Например, пару раз я интервьюировал Михаила Горбачева — с ним легко, потому что он разговорчивый и идет на контакт. Но, если Михаил Сергеевич не хочет отвечать на какой-то вопрос, он не ответит на него никогда. С последним и, к счастью, живым и здравствующим наследным принцем Австро-Венгерской империи эрцгерцогом Отто Габсбургом мы беседовали у него дома под Мюнхеном. После того как я проговорил с ним минут 20 — а он пожилой человек, в прошлом году ему исполнилось 95 лет, я вдруг понял, что моя записывающая аппаратура дала сбой. То есть 20 минут мы говорили впустую. Я ему говорю: «Вы знаете, ваше императорское высочество, вот такой казус вышел…» Он сказал: «Да какие проблемы, я вам сейчас все заново наговорю!» И мы с ним прекрасно беседовали еще часа полтора, хотя интервью было запланировано на сорок минут.

— Как часто видят вас ваши дочери при такой занятости на работе?

— Совсем недавно у меня был разговор со старшей, которая сказала: «Папа, все-таки я должна видеть тебя чаще». Ей 11 лет, и у нее появляется все больше и больше вопросов в жизни. С другой стороны, мне кажется, они очень хорошо понимают, с чем связаны мои отсутствия, поскольку они вовлечены в мою жизнь и знают все про мою работу. Старшая уже почитывает журналы, которые и я читаю. Недавно попросил ее пересказать, что она поняла из статьи — кажется, про российскую политику на Ближнем Востоке или что-то в этом роде, и она по-своему, по-детски, но, в общем-то, правильно передала ее содержание. (Смеется.) Говорит, что хочет быть либо дипломатом, либо политиком. А младшая пока еще о перспективах не задумывается, хотя, по-моему, у нее есть склонность к литературному творчеству: Милица все время пытается презентовать нам свои литературные опусы, которые она называет стихами. Но это скорее рассказы в прозе. А недавно у дочерей появился брат Николай, и теперь у них все внимание сконцентрировано на нем.

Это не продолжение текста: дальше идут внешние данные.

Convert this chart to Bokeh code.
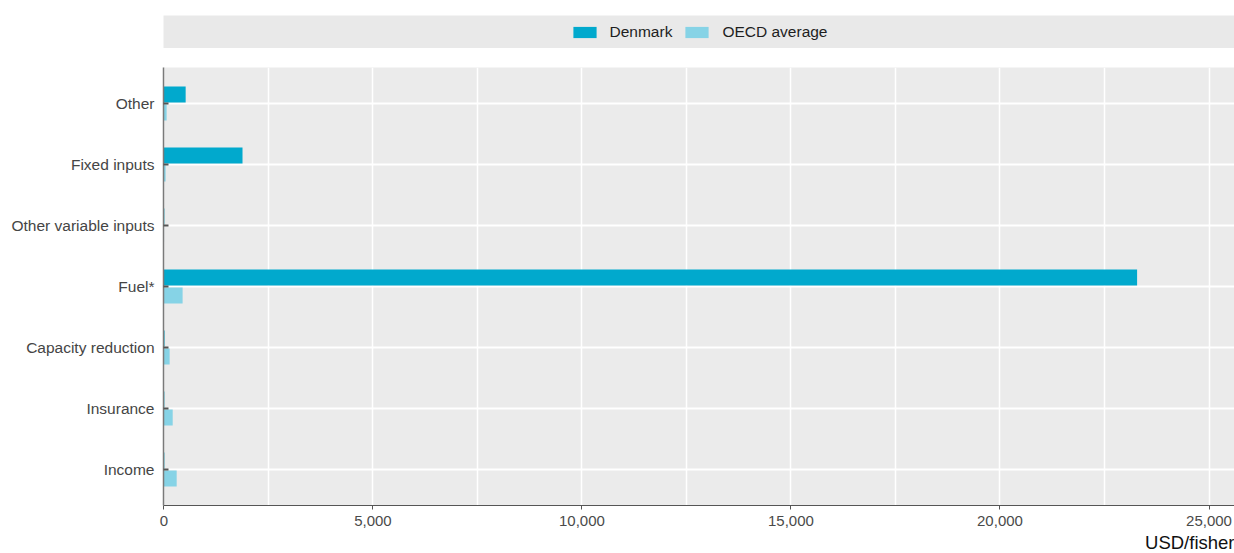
from bokeh.plotting import figure
from bokeh.models import (ColumnDataSource, Range1d, FixedTicker, Legend, LegendItem, Title)
from bokeh.layouts import column
from bokeh.transform import dodge
from bokeh.embed import file_html
from bokeh.resources import INLINE

# ---- data ----
categories = ["Income", "Insurance", "Capacity reduction", "Fuel*",
              "Other variable inputs", "Fixed inputs", "Other"]
denmark = [10, 10, 15, 23280, 10, 1880, 520]
oecd = [305, 210, 137, 447, 3, 40, 65]
series_names = ["Denmark", "OECD average"]
x_ticks = [0, 5000, 10000, 15000, 20000, 25000]
x_minor = [2500, 7500, 12500, 17500, 22500]
x_axis_label = "USD/fisher"

DK_COLOR = "#01a9cd"
OECD_COLOR = "#86d3e6"
BG = "#ebebeb"
FONT = "Liberation Sans"

src = ColumnDataSource(dict(y=list(range(len(categories))), cat=categories,
                            dk=denmark, oecd=oecd))

W = 1234
LEFT = 163
# ---- legend band ----
leg = figure(width=W, height=48, x_range=Range1d(0, 1), y_range=Range1d(0, 1),
             toolbar_location=None, output_backend="svg",
             min_border_left=LEFT, min_border_right=0, min_border_top=15,
             min_border_bottom=0)
leg.axis.visible = False
leg.grid.visible = False
leg.outline_line_color = None
leg.background_fill_color = "#e9e9e9"
dsrc = ColumnDataSource(dict(x=[-5], y=[-5]))
r1 = leg.rect(x="x", y="y", width=0.1, height=0.1, source=dsrc,
              fill_color=DK_COLOR, line_color=None)
r2 = leg.rect(x="x", y="y", width=0.1, height=0.1, source=dsrc,
              fill_color=OECD_COLOR, line_color=None)
legend = Legend(items=[LegendItem(label=series_names[0], renderers=[r1]),
                       LegendItem(label=series_names[1], renderers=[r2])],
                orientation="horizontal", location="center",
                background_fill_alpha=0, border_line_alpha=0,
                glyph_width=29, glyph_height=14, label_standoff=11,
                spacing=10, padding=0, margin=0,
                label_text_font=FONT, label_text_font_size="15.5px",
                label_text_color="#1e1e1e")
leg.add_layout(legend, "center")

# ---- main chart ----
p = figure(width=W, height=505, toolbar_location=None, output_backend="svg",
           x_range=Range1d(-10, 25610), y_range=Range1d(-0.59, 6.59),
           min_border_left=LEFT, min_border_right=0, min_border_top=19,
           min_border_bottom=48)
p.background_fill_color = BG
p.outline_line_color = None

p.hbar(y=dodge("y", 0.148, range=p.y_range), right="dk", left=0, height=0.265,
       source=src, fill_color=DK_COLOR, line_color=None)
p.hbar(y=dodge("y", -0.148, range=p.y_range), right="oecd", left=0, height=0.265,
       source=src, fill_color=OECD_COLOR, line_color=None)

# y axis
p.yaxis.ticker = FixedTicker(ticks=list(range(len(categories))))
p.yaxis.major_label_overrides = {i: c for i, c in enumerate(categories)}
p.yaxis.major_label_text_font = FONT
p.yaxis.major_label_text_font_size = "15.5px"
p.yaxis.major_label_text_color = "#454545"
p.yaxis.major_label_standoff = 9
p.yaxis.axis_line_color = "#7a7a7a"
p.yaxis.axis_line_width = 1.5
p.yaxis.major_tick_in = 5
p.yaxis.major_tick_out = 0
p.yaxis.major_tick_line_color = "#555555"
p.yaxis.major_tick_line_width = 2
p.yaxis.minor_tick_line_color = None

# x axis
p.xaxis.ticker = FixedTicker(ticks=x_ticks, minor_ticks=x_minor)
p.xaxis.major_label_overrides = {t: f"{t:,}" for t in x_ticks}
p.xaxis.major_label_text_font = FONT
p.xaxis.major_label_text_font_size = "15px"
p.xaxis.major_label_text_color = "#4a4a4a"
p.xaxis.major_label_standoff = 6
p.xaxis.axis_line_color = "#555555"
p.xaxis.axis_line_width = 1.2
p.xaxis.major_tick_out = 4
p.xaxis.major_tick_in = 0
p.xaxis.major_tick_line_color = "#555555"
p.xaxis.minor_tick_line_color = None

# axis title, right-aligned under the axis
p.add_layout(Title(text=x_axis_label, align="right", text_font=FONT,
                   text_font_style="normal", text_font_size="18.5px",
                   text_color="#111111", offset=0, standoff=2), "below")

# grids
p.xgrid.grid_line_color = "white"
p.xgrid.grid_line_width = 1.5
p.xgrid.minor_grid_line_color = "white"
p.xgrid.minor_grid_line_width = 1.5
p.ygrid.grid_line_color = "white"
p.ygrid.grid_line_width = 2

layout = column(leg, p, spacing=0)
open("out.html", "w").write(file_html(layout, INLINE))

— Константин Петрович, у вас ведь дворянские корни. Наверняка в вашей семье существуют давние семейные традиции?

— Да, они очень заметны, и во многом это традиции жизни московской интеллигенции, столичного служилого дворянства до 1917 года. Это огромное внимание семье, семейному воспитанию детей, уважение друг к другу и довольно серьезная роль веры в Бога в воспитании детей и в том, как ты живешь. Есть какие-то с виду мелочи, которые служат тому, чтобы укреплять единство семьи и одновременно воспитывать младшее поколение в духе достоинства, доброты и взаимопомощи. Например, многие семьи сегодня организуют для детей праздники и дни рождения, выводя их куда-то в развлекательные центры. Мы делаем праздники дома: продумываем сценарий, игры, призы, сами готовим угощение, жена печет домашние пироги. Смешно сказать, но некоторые однокашники старшей дочери знают ее как «девочку, которая празднует дни рождения дома», и им это нравится. Мне кажется, в таком воспитании и проявляются традиции создания крепкой хорошей семьи.